- REQUIREMENT
Set out each line from the following listing that includes the word "code".
* BEGIN *
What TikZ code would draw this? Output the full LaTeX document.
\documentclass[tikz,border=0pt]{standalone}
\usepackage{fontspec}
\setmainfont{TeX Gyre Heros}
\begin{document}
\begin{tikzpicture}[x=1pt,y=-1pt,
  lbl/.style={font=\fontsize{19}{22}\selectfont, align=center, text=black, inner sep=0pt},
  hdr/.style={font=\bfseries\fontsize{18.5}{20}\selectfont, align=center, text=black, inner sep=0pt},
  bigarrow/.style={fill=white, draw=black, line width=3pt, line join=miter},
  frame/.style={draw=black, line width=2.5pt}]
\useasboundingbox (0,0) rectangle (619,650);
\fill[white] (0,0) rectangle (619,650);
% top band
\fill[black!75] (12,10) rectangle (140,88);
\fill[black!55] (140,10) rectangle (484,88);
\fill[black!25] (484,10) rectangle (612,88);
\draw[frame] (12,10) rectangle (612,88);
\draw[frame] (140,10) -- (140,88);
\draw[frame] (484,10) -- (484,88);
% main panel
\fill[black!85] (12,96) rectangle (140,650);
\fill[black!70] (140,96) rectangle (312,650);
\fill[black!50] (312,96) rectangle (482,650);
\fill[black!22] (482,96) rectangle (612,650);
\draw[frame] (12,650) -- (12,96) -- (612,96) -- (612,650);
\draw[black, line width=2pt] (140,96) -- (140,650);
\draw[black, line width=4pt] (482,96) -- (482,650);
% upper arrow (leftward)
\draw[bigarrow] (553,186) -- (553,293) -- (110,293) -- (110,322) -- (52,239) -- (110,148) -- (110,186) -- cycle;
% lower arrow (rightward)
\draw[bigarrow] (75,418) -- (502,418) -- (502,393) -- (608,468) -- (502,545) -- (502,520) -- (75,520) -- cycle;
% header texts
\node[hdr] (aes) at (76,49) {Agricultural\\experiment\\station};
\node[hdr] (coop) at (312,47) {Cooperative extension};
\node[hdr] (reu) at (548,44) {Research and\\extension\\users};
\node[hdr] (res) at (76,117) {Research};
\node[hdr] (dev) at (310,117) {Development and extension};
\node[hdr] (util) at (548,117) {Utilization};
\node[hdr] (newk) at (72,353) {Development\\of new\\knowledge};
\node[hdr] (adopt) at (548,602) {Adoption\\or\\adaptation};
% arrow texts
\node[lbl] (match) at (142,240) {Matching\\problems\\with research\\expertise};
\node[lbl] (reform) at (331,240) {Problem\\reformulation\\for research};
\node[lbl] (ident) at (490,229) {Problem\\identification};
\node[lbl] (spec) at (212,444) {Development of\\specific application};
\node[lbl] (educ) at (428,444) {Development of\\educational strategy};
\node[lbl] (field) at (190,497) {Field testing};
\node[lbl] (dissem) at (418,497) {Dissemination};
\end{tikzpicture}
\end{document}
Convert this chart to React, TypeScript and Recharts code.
* END *
- RESULT FOR THIS EXERCISE
What TikZ code would draw this? Output the full LaTeX document.
Convert this chart to React, TypeScript and Recharts code.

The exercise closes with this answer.